| What this task involves |
Lines containing the string "chart" are to be collected in full.

| Collected data |
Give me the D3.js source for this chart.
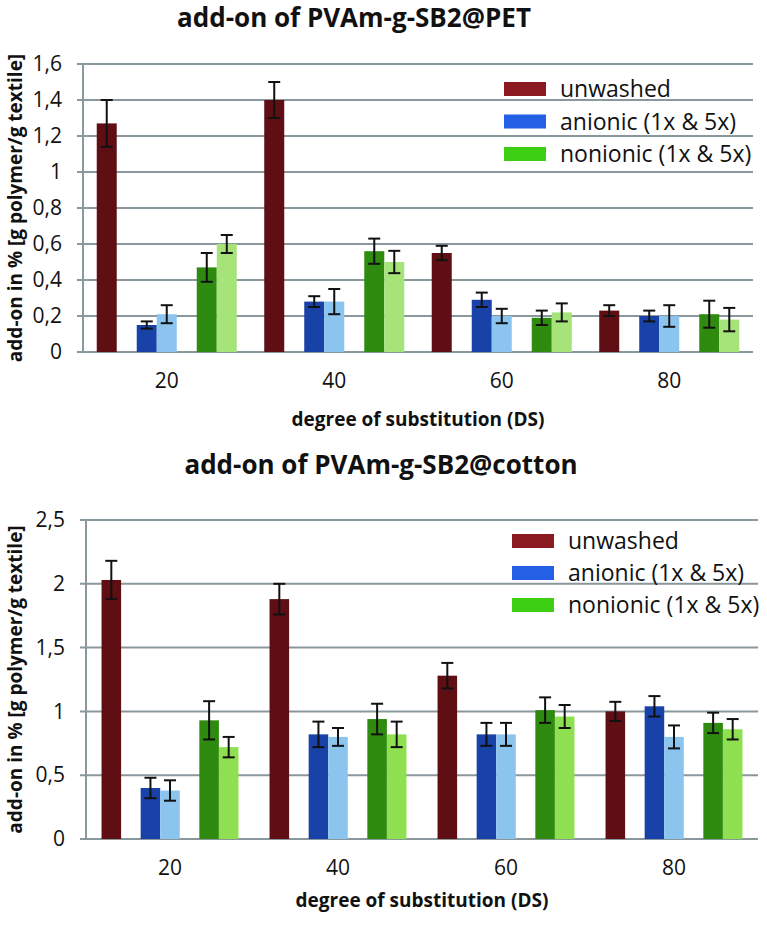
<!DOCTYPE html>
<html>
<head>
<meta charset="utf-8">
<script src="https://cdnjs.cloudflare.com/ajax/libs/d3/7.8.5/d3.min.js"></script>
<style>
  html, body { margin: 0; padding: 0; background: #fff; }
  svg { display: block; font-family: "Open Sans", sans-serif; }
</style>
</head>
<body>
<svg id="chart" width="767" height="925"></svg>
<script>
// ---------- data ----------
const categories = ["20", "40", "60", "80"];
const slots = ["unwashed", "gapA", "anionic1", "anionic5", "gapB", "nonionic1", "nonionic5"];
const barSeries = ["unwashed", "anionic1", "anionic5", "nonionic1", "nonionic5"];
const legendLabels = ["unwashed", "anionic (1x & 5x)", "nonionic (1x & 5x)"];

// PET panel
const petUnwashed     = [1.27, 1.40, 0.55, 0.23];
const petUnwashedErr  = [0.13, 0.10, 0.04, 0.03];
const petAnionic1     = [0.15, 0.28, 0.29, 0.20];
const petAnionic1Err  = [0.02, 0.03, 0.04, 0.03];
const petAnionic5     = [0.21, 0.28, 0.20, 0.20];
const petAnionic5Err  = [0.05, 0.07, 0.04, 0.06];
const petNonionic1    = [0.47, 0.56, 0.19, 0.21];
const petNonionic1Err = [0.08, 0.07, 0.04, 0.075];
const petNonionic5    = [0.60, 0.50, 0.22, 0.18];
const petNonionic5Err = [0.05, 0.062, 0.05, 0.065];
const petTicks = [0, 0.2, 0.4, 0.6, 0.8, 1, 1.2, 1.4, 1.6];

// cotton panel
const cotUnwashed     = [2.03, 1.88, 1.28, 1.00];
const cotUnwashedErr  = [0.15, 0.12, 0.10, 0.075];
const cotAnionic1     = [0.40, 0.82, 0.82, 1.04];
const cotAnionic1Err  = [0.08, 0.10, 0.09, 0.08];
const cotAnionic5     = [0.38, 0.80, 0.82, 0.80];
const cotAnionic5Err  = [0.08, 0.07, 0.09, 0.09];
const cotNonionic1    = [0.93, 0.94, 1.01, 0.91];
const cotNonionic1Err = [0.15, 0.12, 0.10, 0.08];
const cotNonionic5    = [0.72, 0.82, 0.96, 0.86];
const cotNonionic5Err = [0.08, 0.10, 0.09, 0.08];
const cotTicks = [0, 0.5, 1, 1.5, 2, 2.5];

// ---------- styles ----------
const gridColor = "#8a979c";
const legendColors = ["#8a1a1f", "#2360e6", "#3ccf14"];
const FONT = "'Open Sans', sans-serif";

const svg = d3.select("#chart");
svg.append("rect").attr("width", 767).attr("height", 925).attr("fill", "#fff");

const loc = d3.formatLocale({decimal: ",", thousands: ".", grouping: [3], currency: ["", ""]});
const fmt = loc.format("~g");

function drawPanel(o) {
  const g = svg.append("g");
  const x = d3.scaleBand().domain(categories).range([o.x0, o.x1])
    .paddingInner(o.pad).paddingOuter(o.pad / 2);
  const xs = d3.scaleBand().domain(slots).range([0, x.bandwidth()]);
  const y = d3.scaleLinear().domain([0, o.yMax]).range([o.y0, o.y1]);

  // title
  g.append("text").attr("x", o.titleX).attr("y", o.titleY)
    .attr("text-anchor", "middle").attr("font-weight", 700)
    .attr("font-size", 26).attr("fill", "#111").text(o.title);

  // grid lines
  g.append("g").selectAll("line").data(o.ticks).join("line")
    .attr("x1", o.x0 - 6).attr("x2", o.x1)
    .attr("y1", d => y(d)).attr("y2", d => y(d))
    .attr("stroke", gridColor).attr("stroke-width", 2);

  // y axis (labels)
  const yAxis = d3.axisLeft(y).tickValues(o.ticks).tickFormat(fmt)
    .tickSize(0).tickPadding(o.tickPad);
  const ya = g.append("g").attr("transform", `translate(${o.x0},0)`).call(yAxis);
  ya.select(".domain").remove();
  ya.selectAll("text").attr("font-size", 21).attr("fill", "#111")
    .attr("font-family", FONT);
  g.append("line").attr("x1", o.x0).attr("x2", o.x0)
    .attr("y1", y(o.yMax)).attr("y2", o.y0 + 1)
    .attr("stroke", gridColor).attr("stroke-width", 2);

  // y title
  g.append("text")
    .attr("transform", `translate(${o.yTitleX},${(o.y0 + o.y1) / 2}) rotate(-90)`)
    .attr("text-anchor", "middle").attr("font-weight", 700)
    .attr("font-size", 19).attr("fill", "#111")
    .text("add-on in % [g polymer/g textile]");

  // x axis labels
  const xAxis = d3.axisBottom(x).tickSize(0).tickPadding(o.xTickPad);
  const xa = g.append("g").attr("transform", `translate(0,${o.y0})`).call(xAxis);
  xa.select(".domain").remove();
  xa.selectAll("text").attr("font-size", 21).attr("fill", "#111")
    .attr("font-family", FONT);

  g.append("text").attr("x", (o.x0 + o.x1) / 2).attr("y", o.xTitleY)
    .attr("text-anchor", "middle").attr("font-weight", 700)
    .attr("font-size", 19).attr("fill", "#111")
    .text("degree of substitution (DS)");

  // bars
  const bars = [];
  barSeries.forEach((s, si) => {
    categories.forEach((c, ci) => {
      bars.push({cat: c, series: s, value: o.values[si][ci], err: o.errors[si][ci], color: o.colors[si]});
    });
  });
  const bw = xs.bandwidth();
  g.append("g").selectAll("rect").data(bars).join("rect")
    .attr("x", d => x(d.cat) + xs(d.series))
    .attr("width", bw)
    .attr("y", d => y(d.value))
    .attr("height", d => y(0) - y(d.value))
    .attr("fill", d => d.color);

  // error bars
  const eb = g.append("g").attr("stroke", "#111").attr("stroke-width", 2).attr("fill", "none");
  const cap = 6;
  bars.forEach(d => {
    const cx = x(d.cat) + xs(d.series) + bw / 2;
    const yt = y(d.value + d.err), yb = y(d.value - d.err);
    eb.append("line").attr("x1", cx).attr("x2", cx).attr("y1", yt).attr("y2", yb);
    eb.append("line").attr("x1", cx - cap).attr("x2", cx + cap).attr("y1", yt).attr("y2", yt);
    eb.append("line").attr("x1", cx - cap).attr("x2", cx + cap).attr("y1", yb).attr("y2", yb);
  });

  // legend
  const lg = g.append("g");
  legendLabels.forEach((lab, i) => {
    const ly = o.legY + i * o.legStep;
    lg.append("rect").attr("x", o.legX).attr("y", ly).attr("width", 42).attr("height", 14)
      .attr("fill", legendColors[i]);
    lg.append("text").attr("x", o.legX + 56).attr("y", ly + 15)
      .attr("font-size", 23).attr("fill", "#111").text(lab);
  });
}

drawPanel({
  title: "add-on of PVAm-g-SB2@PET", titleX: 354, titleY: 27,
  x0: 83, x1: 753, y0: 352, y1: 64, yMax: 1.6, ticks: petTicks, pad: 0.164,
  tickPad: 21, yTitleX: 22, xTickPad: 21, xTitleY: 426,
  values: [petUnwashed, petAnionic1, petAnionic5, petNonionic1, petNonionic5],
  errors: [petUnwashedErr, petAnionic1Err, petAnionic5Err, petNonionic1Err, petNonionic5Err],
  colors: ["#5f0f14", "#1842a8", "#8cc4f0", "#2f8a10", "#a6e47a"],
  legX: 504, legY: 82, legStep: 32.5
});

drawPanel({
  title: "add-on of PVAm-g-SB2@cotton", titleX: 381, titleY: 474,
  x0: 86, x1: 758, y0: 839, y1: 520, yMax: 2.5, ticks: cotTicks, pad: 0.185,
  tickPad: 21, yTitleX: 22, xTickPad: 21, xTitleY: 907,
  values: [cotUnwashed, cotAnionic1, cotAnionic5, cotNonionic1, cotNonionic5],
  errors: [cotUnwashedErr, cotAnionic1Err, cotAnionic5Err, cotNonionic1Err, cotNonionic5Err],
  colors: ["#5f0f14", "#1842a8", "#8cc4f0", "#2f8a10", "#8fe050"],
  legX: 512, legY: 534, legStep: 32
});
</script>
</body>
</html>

| Output for this exercise |
Give me the D3.js source for this chart.
<svg id="chart" width="767" height="925"></svg>
const svg = d3.select("#chart");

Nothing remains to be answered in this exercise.